Wednesday, July 14, 2021

Black Widow

 

Before she was an Avenger, Natasha Romanoff (Scarlett Johansson) was a Black Widow, an assassin trained and controlled by the Red Room overseen by Soviet Gen. Dreykov (Ray Winstone). Before that, however, she and fellow Black Widow child recruit Yelena Belova (Florence Pugh) lived in Ohio posing as the children of Soviet agents Alexei Shostakov (David Harbour) and Melina Vostokoff (Rachel Weisz), a super-soldier and a senior Black Widow, respectively. In 2016, while on the run from American government official Thaddeus Ross (William Hurt), Natasha is contacted by Yelena, who has recently broken free of the Red Room. Mutually distrustful, the former sisters must work together to confront their past.

 

If nothing else, Black Widow is a victim of circumstance. Though envisioned as a stand-alone “sidequel” to give the title character a proper send-off following her death in Avengers: Endgame, multiple delays pushed Black Widow into the unenviable position of being the first MCU film release in more than a year at a time when Marvel’s Disney Plus series were making the big screen seem irrelevant.
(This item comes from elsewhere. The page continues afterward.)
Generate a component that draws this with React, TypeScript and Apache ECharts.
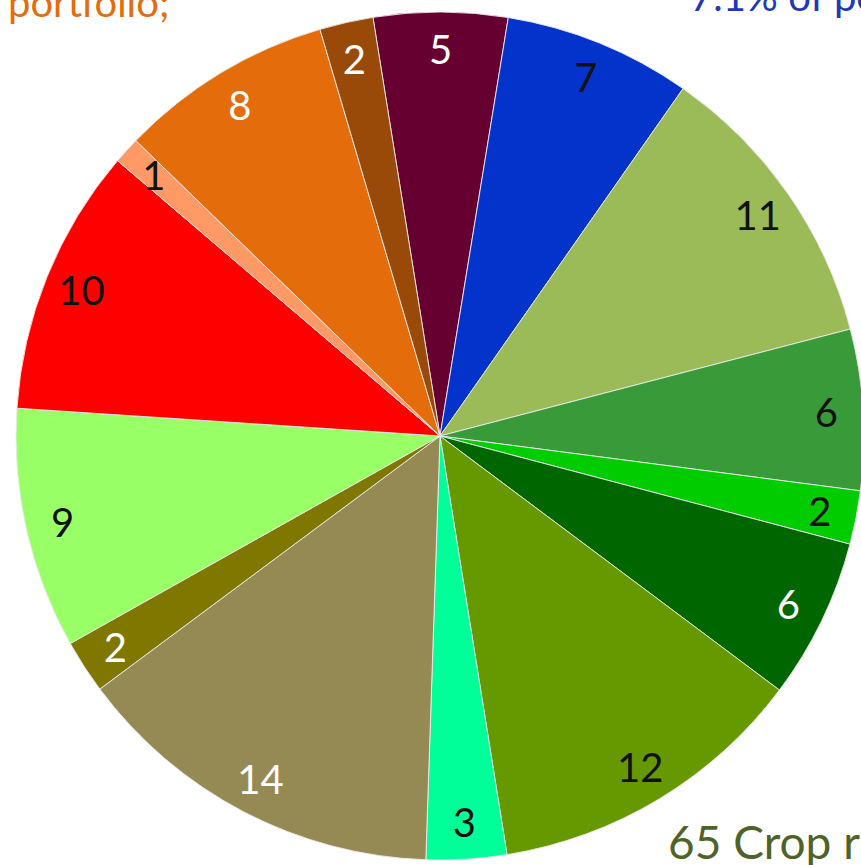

Ouch. Taking timing out of the equation, however, and Black Widow is a solidly exciting action flick with deft humor, a likable cast, and several glaring flaws.

 

Helmed by Cate Shortland and written by WandaVision creator Jac Schaeffer, among others, Black Widow manages a mishmash of tones. It spares us the gratuitousness of a firsthand look at Red Room training while still conveying the gravity of its trauma, which both Johansson and Pugh do quite convincingly. At the same time, Natasha and Yelena’s competitive banter, which switches between English and Russian, is a source of humanization for the hardened assassins as well as humor. Speaking of the latter, Alexei as a boastful Soviet-equivalent Captain America knockoff gone to seed, is set up as the film’s comic relief, but his arc is still tinged with pathos.

 

The only substantial characters lacking in complexity are Dreykov and his top enforcer, the Taskmaster. In the case of the former, Winstone plays him as a distinctively loathsome bastard, so this isn’t exactly a liability. Taskmaster, while a formidable combatant, is largely a waste of the character. The comic book counterpart is a trash-talking mercenary rival to Deadpool with a photographic memory and the ability to copy an opponent’s fighting style. The film version retains the latter trait though presents a different character under the armor as a largely mute minion, devoid of everything else that made Taskmaster interesting.

 

If Black Widow’s tone is in flux, so too is the quality of its plentiful action sequences. When it sticks to hand-to-hand combat and gunplay, it’s well-choreographed. Though Yelena mocks Natasha’s combat poses, the latter is still as competent a fighter as ever. Once the film becomes airborne, however, it kicks suspension of disbelief out the window and resorts to excesses that would make Michael Bay blush.

 

In keeping with Marvel traditions, Black Widow’s post-credits scene hints at what is to come. That moment aside, this is one of the MCU’s least impactful entries though, all things considered, hardly one of its worst.